* _Brief_: Extract the full listing verbatim and drop any pictures from your copy.

* _Supplied data_:

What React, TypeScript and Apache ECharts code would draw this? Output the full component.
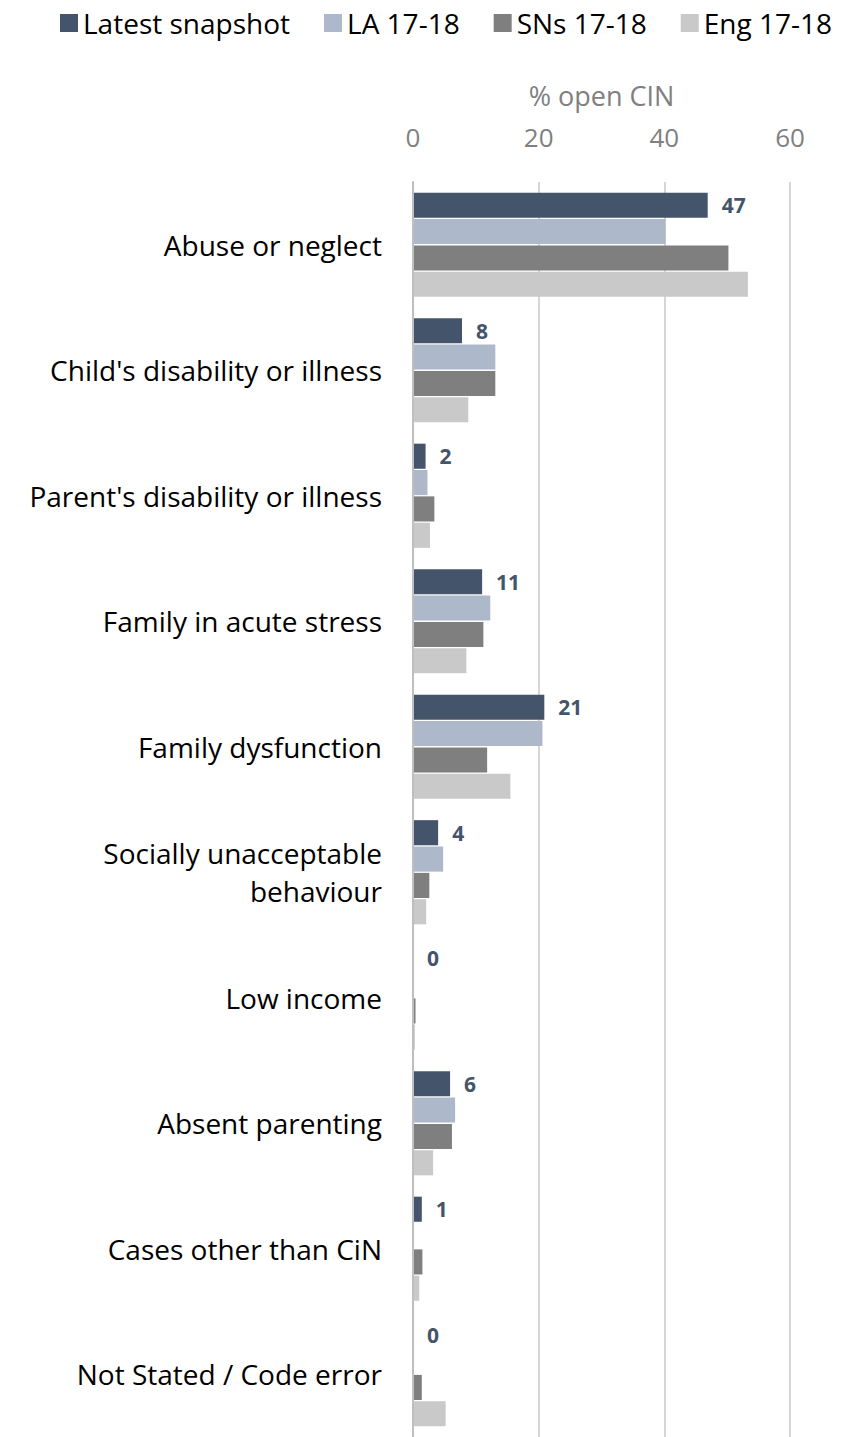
import React, { useEffect, useRef } from "react";
import * as echarts from "echarts";

const categories = [
  "Abuse or neglect",
  "Child's disability or illness",
  "Parent's disability or illness",
  "Family in acute stress",
  "Family dysfunction",
  "Socially unacceptable\nbehaviour",
  "Low income",
  "Absent parenting",
  "Cases other than CiN",
  "Not Stated / Code error",
];
const seriesNames = ["Latest snapshot", "LA 17-18", "SNs 17-18", "Eng 17-18"];
const latest = [46.9, 7.8, 2.0, 11.0, 20.9, 4.0, 0, 5.9, 1.4, 0];
const la = [40.2, 13.1, 2.3, 12.3, 20.6, 4.8, 0, 6.7, 0, 0];
const sns = [50.2, 13.1, 3.4, 11.2, 11.8, 2.6, 0.4, 6.2, 1.5, 1.4];
const eng = [53.3, 8.8, 2.7, 8.5, 15.5, 2.1, 0.3, 3.2, 1.0, 5.2];
const xTicks = [0, 20, 40, 60];

const colors = ["#44546a", "#adb9ca", "#7f7f7f", "#c9c9c9"];
const FONT = "'Open Sans', 'Noto Sans', sans-serif";

export default function App() {
  const ref = useRef<HTMLDivElement>(null);
  useEffect(() => {
    if (!ref.current) return;
    const chart = echarts.init(ref.current, undefined, { renderer: "svg" });
    const data = [latest, la, sns, eng];
    chart.setOption({
      animation: false,
      textStyle: { fontFamily: FONT },
      legend: {
        top: 4,
        left: 55,
        itemWidth: 18,
        itemHeight: 18,
        itemGap: 34,
        icon: "rect",
        textStyle: { fontSize: 28, color: "#000", fontFamily: FONT },
        data: seriesNames,
      },
      grid: { left: 413, right: 74, top: 182, bottom: -6, containLabel: false },
      xAxis: {
        type: "value",
        position: "top",
        min: xTicks[0],
        max: xTicks[xTicks.length - 1],
        interval: 20,
        name: "% open CIN",
        nameLocation: "middle",
        nameGap: 73,
        nameTextStyle: { fontSize: 27, color: "#808080", fontFamily: FONT },
        axisLabel: { fontSize: 26, color: "#808080", margin: 32, fontFamily: FONT },
        axisLine: { show: false },
        axisTick: { show: false },
        splitLine: { show: true, lineStyle: { color: "#c8c8c8", width: 1.5 } },
      },
      yAxis: {
        type: "category",
        inverse: true,
        z: 10,
        data: categories,
        axisLine: { show: true, onZero: false, lineStyle: { color: "#bfbfbf", width: 2 } },
        axisTick: { show: false },
        axisLabel: {
          fontSize: 28,
          color: "#000",
          margin: 31,
          lineHeight: 38,
          align: "right",
          fontFamily: FONT,
        },
      },
      series: seriesNames.map((name, i) => ({
        name,
        type: "bar",
        z: 2,
        data: data[i],
        barGap: "5%",
        barCategoryGap: "17%",
        itemStyle: { color: colors[i] },
        label:
          i === 0
            ? {
                show: true,
                position: "right",
                distance: 14,
                formatter: (p: any) => String(Math.round(p.value)),
                fontSize: 21,
                fontWeight: "bold",
                color: "#44546a",
                fontFamily: FONT,
              }
            : { show: false },
      })),
    });
    return () => chart.dispose();
  }, []);
  return (
    <div
      ref={ref}
      style={{ position: "absolute", left: 0, top: 0, width: 864, height: 1437 }}
    />
  );
}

* _Task output_:
What React, TypeScript and Apache ECharts code would draw this? Output the full component.
import React, { useEffect, useRef } from "react";
import * as echarts from "echarts";

const categories = [
  "Abuse or neglect",
  "Child's disability or illness",
  "Parent's disability or illness",
  "Family in acute stress",
  "Family dysfunction",
  "Socially unacceptable\nbehaviour",
  "Low income",
  "Absent parenting",
  "Cases other than CiN",
  "Not Stated / Code error",
];
const seriesNames = ["Latest snapshot", "LA 17-18", "SNs 17-18", "Eng 17-18"];
const latest = [46.9, 7.8, 2.0, 11.0, 20.9, 4.0, 0, 5.9, 1.4, 0];
const la = [40.2, 13.1, 2.3, 12.3, 20.6, 4.8, 0, 6.7, 0, 0];
const sns = [50.2, 13.1, 3.4, 11.2, 11.8, 2.6, 0.4, 6.2, 1.5, 1.4];
const eng = [53.3, 8.8, 2.7, 8.5, 15.5, 2.1, 0.3, 3.2, 1.0, 5.2];
const xTicks = [0, 20, 40, 60];

const colors = ["#44546a", "#adb9ca", "#7f7f7f", "#c9c9c9"];
const FONT = "'Open Sans', 'Noto Sans', sans-serif";

export default function App() {
  const ref = useRef<HTMLDivElement>(null);
  useEffect(() => {
    if (!ref.current) return;
    const chart = echarts.init(ref.current, undefined, { renderer: "svg" });
    const data = [latest, la, sns, eng];
    chart.setOption({
      animation: false,
      textStyle: { fontFamily: FONT },
      legend: {
        top: 4,
        left: 55,
        itemWidth: 18,
        itemHeight: 18,
        itemGap: 34,
        icon: "rect",
        textStyle: { fontSize: 28, color: "#000", fontFamily: FONT },
        data: seriesNames,
      },
      grid: { left: 413, right: 74, top: 182, bottom: -6, containLabel: false },
      xAxis: {
        type: "value",
        position: "top",
        min: xTicks[0],
        max: xTicks[xTicks.length - 1],
        interval: 20,
        name: "% open CIN",
        nameLocation: "middle",
        nameGap: 73,
        nameTextStyle: { fontSize: 27, color: "#808080", fontFamily: FONT },
        axisLabel: { fontSize: 26, color: "#808080", margin: 32, fontFamily: FONT },
        axisLine: { show: false },
        axisTick: { show: false },
        splitLine: { show: true, lineStyle: { color: "#c8c8c8", width: 1.5 } },
      },
      yAxis: {
        type: "category",
        inverse: true,
        z: 10,
        data: categories,
        axisLine: { show: true, onZero: false, lineStyle: { color: "#bfbfbf", width: 2 } },
        axisTick: { show: false },
        axisLabel: {
          fontSize: 28,
          color: "#000",
          margin: 31,
          lineHeight: 38,
          align: "right",
          fontFamily: FONT,
        },
      },
      series: seriesNames.map((name, i) => ({
        name,
        type: "bar",
        z: 2,
        data: data[i],
        barGap: "5%",
        barCategoryGap: "17%",
        itemStyle: { color: colors[i] },
        label:
          i === 0
            ? {
                show: true,
                position: "right",
                distance: 14,
                formatter: (p: any) => String(Math.round(p.value)),
                fontSize: 21,
                fontWeight: "bold",
                color: "#44546a",
                fontFamily: FONT,
              }
            : { show: false },
      })),
    });
    return () => chart.dispose();
  }, []);
  return (
    <div
      ref={ref}
      style={{ position: "absolute", left: 0, top: 0, width: 864, height: 1437 }}
    />
  );
}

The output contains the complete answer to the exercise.